Write out the opening lines of the data word for word, up to and including the line with "plt.rcParams['font.family'] = ['Liberation", and leave every picture and every later line out.
[start]
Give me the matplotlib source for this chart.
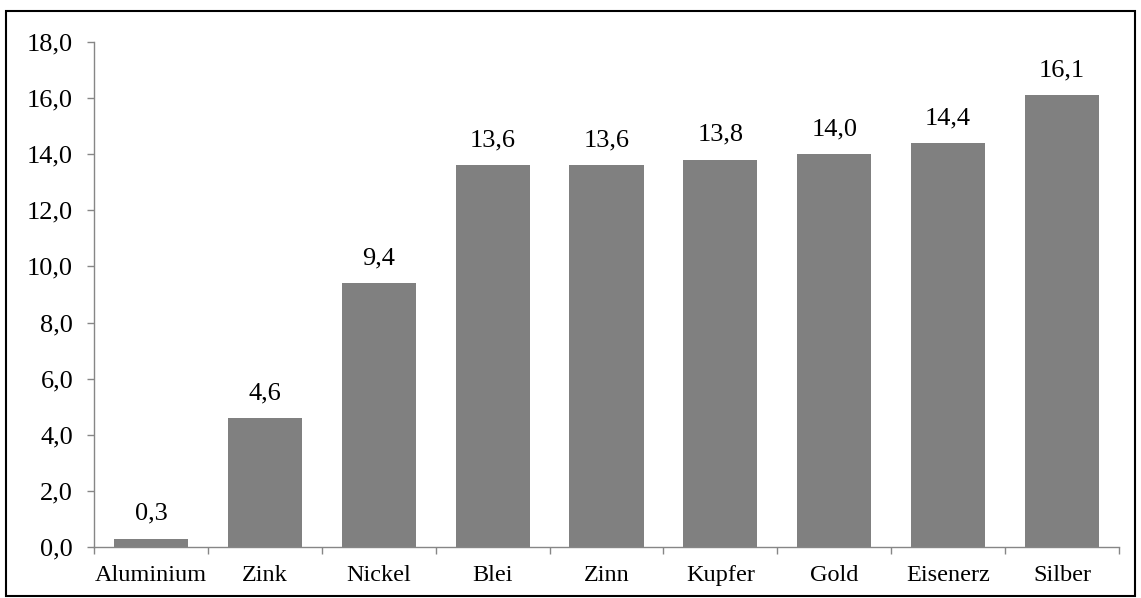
import matplotlib.pyplot as plt
from matplotlib.patches import Rectangle

plt.rcParams['font.family'] = ['Liberation Serif', 'DejaVu Serif']

metals = ['Aluminium', 'Zink', 'Nickel', 'Blei', 'Zinn', 'Kupfer', 'Gold', 'Eisenerz', 'Silber']
values = [0.3, 4.6, 9.4, 13.6, 13.6, 13.8, 14.0, 14.4, 16.1]
y_ticks = [0, 2, 4, 6, 8, 10, 12, 14, 16, 18]


def de_fmt(v):
    return f'{v:.1f}'.replace('.', ',')


fig = plt.figure(figsize=(11.41, 5.98), dpi=100)
ax = fig.add_axes([94 / 1141, 1 - 547 / 598, (1119 - 94) / 1141, (547 - 42) / 598])

axis_grey = '#868686'
x = range(len(metals))
bars = ax.bar(x, values, width=0.65, color='#808080', zorder=2)

for b, v in zip(bars, values):
    ax.annotate(de_fmt(v), (b.get_x() + b.get_width() / 2, v),
                xytext=(0, 10), textcoords='offset points',
                ha='center', va='bottom', fontsize=19)

ax.set_xlim(-0.5, len(metals) - 0.5)
ax.set_ylim(0, 18)
ax.set_yticks(y_ticks)
ax.set_yticklabels([de_fmt(t) for t in y_ticks], fontsize=19)
ax.set_xticks(x)
ax.set_xticklabels(metals, fontsize=17.5)
ax.set_xticks([i - 0.5 for i in range(len(metals) + 1)], minor=True)

ax.tick_params(axis='x', which='major', length=0, pad=13)
ax.tick_params(axis='x', which='minor', length=5, color=axis_grey, width=1)
ax.tick_params(axis='y', length=5, color=axis_grey, width=1, pad=10)

for side in ('top', 'right'):
    ax.spines[side].set_visible(False)
for side in ('left', 'bottom'):
    ax.spines[side].set_color(axis_grey)
    ax.spines[side].set_linewidth(1)

# outer frame around the whole chart
fig.patches.append(Rectangle((6 / 1141, 2 / 598), 1129 / 1141, 585 / 598,
                             transform=fig.transFigure, fill=False,
                             edgecolor='black', linewidth=1.5))

fig.savefig('out.png', dpi=100)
[end]
**OUTPUT FOR THIS EXERCISE:**
Give me the matplotlib source for this chart.
import matplotlib.pyplot as plt
from matplotlib.patches import Rectangle

plt.rcParams['font.family'] = ['Liberation Serif', 'DejaVu Serif']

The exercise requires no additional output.